INSTRUCTIONS TO FOLLOW => Quote the listing in full, exactly as given, minus any pictures.

PROVIDED DATA =>
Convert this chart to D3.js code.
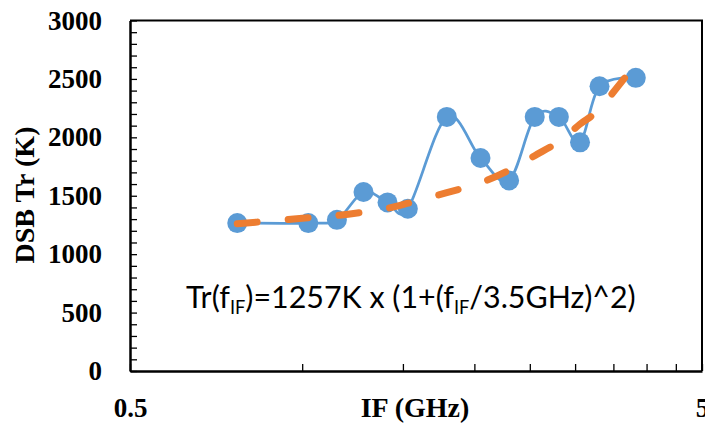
<!DOCTYPE html>
<html>
<head>
<meta charset="utf-8">
<script src="https://cdn.jsdelivr.net/npm/d3@7"></script>
<style>
  body { margin: 0; background: #fff; }
  svg { display: block; }
</style>
</head>
<body>
<div id="chart"></div>
<script>
// measured receiver temperature vs IF
var ifGHz  = [0.77, 1.025, 1.15, 1.28, 1.41, 1.53, 1.79, 2.05, 2.3, 2.55, 2.81, 3.06, 3.31, 3.83];
var trMeas = [1266, 1266, 1294, 1532, 1443, 1389, 2175, 1823, 1631, 2175, 2175, 1957, 2437, 2509];
// fitted curve at the same IF points
var trFit  = [1260, 1311, 1331, 1360, 1393, 1436, 1526, 1611, 1719, 1843, 1963, 2113, 2246, 2630];

var xTicks = [0.5, 1, 1.5, 2, 2.5, 3, 3.5, 4, 4.5, 5];
var xTickLabels = [0.5, 5];
var yLabels = [0, 500, 1000, 1500, 2000, 2500, 3000];

var W = 705, H = 424;
var plot = {left: 130, right: 702, top: 20.5, bottom: 371};

var svg = d3.select("#chart").append("svg")
    .attr("width", W)
    .attr("height", H);

var x = d3.scaleLog().domain([0.5, 5]).range([plot.left, plot.right]);
var y = d3.scaleLinear().domain([0, 3000]).range([plot.bottom, plot.top]);

// frame (top and right sides)
svg.append("path")
    .attr("d", "M" + plot.left + "," + plot.top + "H" + plot.right + "V" + plot.bottom)
    .attr("fill", "none")
    .attr("stroke", "#000")
    .attr("stroke-width", 2);

// y axis, ticks every 100 drawn inward
var yAxis = svg.append("g")
    .attr("transform", "translate(" + plot.left + ",0)")
    .call(d3.axisLeft(y)
        .tickValues(d3.range(0, 3001, 100))
        .tickSize(-7)
        .tickSizeOuter(0)
        .tickPadding(28)
        .tickFormat(function(d) { return yLabels.indexOf(d) >= 0 ? d : ""; }));

// x axis, log
var xAxis = svg.append("g")
    .attr("transform", "translate(0," + plot.bottom + ")")
    .call(d3.axisBottom(x)
        .tickValues(xTicks)
        .tickSize(-7)
        .tickSizeOuter(0)
        .tickPadding(27)
        .tickFormat(function(d) { return xTickLabels.indexOf(d) >= 0 ? d : ""; }));

[yAxis, xAxis].forEach(function(g) {
    g.select(".domain").attr("stroke-width", 2.5);
    g.selectAll(".tick line").attr("stroke-width", 1.3);
    g.selectAll("text")
        .attr("font-family", "Liberation Serif")
        .attr("font-weight", "bold")
        .attr("font-size", 27)
        .attr("fill", "#000");
});

// axis titles
svg.append("text")
    .attr("transform", "translate(34,195) rotate(-90)")
    .attr("text-anchor", "middle")
    .attr("font-family", "Liberation Serif")
    .attr("font-weight", "bold")
    .attr("font-size", 28)
    .text("DSB Tr (K)");

svg.append("text")
    .attr("x", 415)
    .attr("y", 417)
    .attr("text-anchor", "middle")
    .attr("font-family", "Liberation Serif")
    .attr("font-weight", "bold")
    .attr("font-size", 28)
    .text("IF (GHz)");

// measured series
var line = d3.line()
    .x(function(d, i) { return x(ifGHz[i]); })
    .y(function(d) { return y(d); })
    .curve(d3.curveCatmullRom.alpha(0));

svg.append("path")
    .datum(trMeas)
    .attr("d", line)
    .attr("fill", "none")
    .attr("stroke", "#5B9BD5")
    .attr("stroke-width", 2.75);

svg.selectAll(".pt")
    .data(trMeas)
    .enter().append("circle")
    .attr("class", "pt")
    .attr("cx", function(d, i) { return x(ifGHz[i]); })
    .attr("cy", function(d) { return y(d); })
    .attr("r", 10)
    .attr("fill", "#5B9BD5");

// fit series
svg.append("path")
    .datum(trFit)
    .attr("d", line)
    .attr("fill", "none")
    .attr("stroke", "#ED7D31")
    .attr("stroke-width", 7)
    .attr("stroke-linecap", "round")
    .attr("stroke-dasharray", "20,31");

// formula
var eq = svg.append("text")
    .attr("x", 186)
    .attr("y", 308)
    .attr("font-family", "Lato")
    .attr("font-size", 30)
    .attr("fill", "#000");
eq.append("tspan").text("Tr(f");
eq.append("tspan").attr("font-size", "60%").attr("dy", 6).text("IF");
eq.append("tspan").attr("dy", -6).text(")=1257K x (1+(f");
eq.append("tspan").attr("font-size", "60%").attr("dy", 6).text("IF");
eq.append("tspan").attr("dy", -6).text("/3.5GHz)^2)");

var len = eq.node().getComputedTextLength();
eq.attr("font-size", 30 * 450 / len);
</script>
</body>
</html>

RESULT =>
Convert this chart to D3.js code.
<!DOCTYPE html>
<html>
<head>
<meta charset="utf-8">
<script src="https://cdn.jsdelivr.net/npm/d3@7"></script>
<style>
  body { margin: 0; background: #fff; }
  svg { display: block; }
</style>
</head>
<body>
<div id="chart"></div>
<script>
// measured receiver temperature vs IF
var ifGHz  = [0.77, 1.025, 1.15, 1.28, 1.41, 1.53, 1.79, 2.05, 2.3, 2.55, 2.81, 3.06, 3.31, 3.83];
var trMeas = [1266, 1266, 1294, 1532, 1443, 1389, 2175, 1823, 1631, 2175, 2175, 1957, 2437, 2509];
// fitted curve at the same IF points
var trFit  = [1260, 1311, 1331, 1360, 1393, 1436, 1526, 1611, 1719, 1843, 1963, 2113, 2246, 2630];

var xTicks = [0.5, 1, 1.5, 2, 2.5, 3, 3.5, 4, 4.5, 5];
var xTickLabels = [0.5, 5];
var yLabels = [0, 500, 1000, 1500, 2000, 2500, 3000];

var W = 705, H = 424;
var plot = {left: 130, right: 702, top: 20.5, bottom: 371};

var svg = d3.select("#chart").append("svg")
    .attr("width", W)
    .attr("height", H);

var x = d3.scaleLog().domain([0.5, 5]).range([plot.left, plot.right]);
var y = d3.scaleLinear().domain([0, 3000]).range([plot.bottom, plot.top]);

// frame (top and right sides)
svg.append("path")
    .attr("d", "M" + plot.left + "," + plot.top + "H" + plot.right + "V" + plot.bottom)
    .attr("fill", "none")
    .attr("stroke", "#000")
    .attr("stroke-width", 2);

// y axis, ticks every 100 drawn inward
var yAxis = svg.append("g")
    .attr("transform", "translate(" + plot.left + ",0)")
    .call(d3.axisLeft(y)
        .tickValues(d3.range(0, 3001, 100))
        .tickSize(-7)
        .tickSizeOuter(0)
        .tickPadding(28)
        .tickFormat(function(d) { return yLabels.indexOf(d) >= 0 ? d : ""; }));

// x axis, log
var xAxis = svg.append("g")
    .attr("transform", "translate(0," + plot.bottom + ")")
    .call(d3.axisBottom(x)
        .tickValues(xTicks)
        .tickSize(-7)
        .tickSizeOuter(0)
        .tickPadding(27)
        .tickFormat(function(d) { return xTickLabels.indexOf(d) >= 0 ? d : ""; }));

[yAxis, xAxis].forEach(function(g) {
    g.select(".domain").attr("stroke-width", 2.5);
    g.selectAll(".tick line").attr("stroke-width", 1.3);
    g.selectAll("text")
        .attr("font-family", "Liberation Serif")
        .attr("font-weight", "bold")
        .attr("font-size", 27)
        .attr("fill", "#000");
});

// axis titles
svg.append("text")
    .attr("transform", "translate(34,195) rotate(-90)")
    .attr("text-anchor", "middle")
    .attr("font-family", "Liberation Serif")
    .attr("font-weight", "bold")
    .attr("font-size", 28)
    .text("DSB Tr (K)");

svg.append("text")
    .attr("x", 415)
    .attr("y", 417)
    .attr("text-anchor", "middle")
    .attr("font-family", "Liberation Serif")
    .attr("font-weight", "bold")
    .attr("font-size", 28)
    .text("IF (GHz)");

// measured series
var line = d3.line()
    .x(function(d, i) { return x(ifGHz[i]); })
    .y(function(d) { return y(d); })
    .curve(d3.curveCatmullRom.alpha(0));

svg.append("path")
    .datum(trMeas)
    .attr("d", line)
    .attr("fill", "none")
    .attr("stroke", "#5B9BD5")
    .attr("stroke-width", 2.75);

svg.selectAll(".pt")
    .data(trMeas)
    .enter().append("circle")
    .attr("class", "pt")
    .attr("cx", function(d, i) { return x(ifGHz[i]); })
    .attr("cy", function(d) { return y(d); })
    .attr("r", 10)
    .attr("fill", "#5B9BD5");

// fit series
svg.append("path")
    .datum(trFit)
    .attr("d", line)
    .attr("fill", "none")
    .attr("stroke", "#ED7D31")
    .attr("stroke-width", 7)
    .attr("stroke-linecap", "round")
    .attr("stroke-dasharray", "20,31");

// formula
var eq = svg.append("text")
    .attr("x", 186)
    .attr("y", 308)
    .attr("font-family", "Lato")
    .attr("font-size", 30)
    .attr("fill", "#000");
eq.append("tspan").text("Tr(f");
eq.append("tspan").attr("font-size", "60%").attr("dy", 6).text("IF");
eq.append("tspan").attr("dy", -6).text(")=1257K x (1+(f");
eq.append("tspan").attr("font-size", "60%").attr("dy", 6).text("IF");
eq.append("tspan").attr("dy", -6).text("/3.5GHz)^2)");

var len = eq.node().getComputedTextLength();
eq.attr("font-size", 30 * 450 / len);
</script>
</body>
</html>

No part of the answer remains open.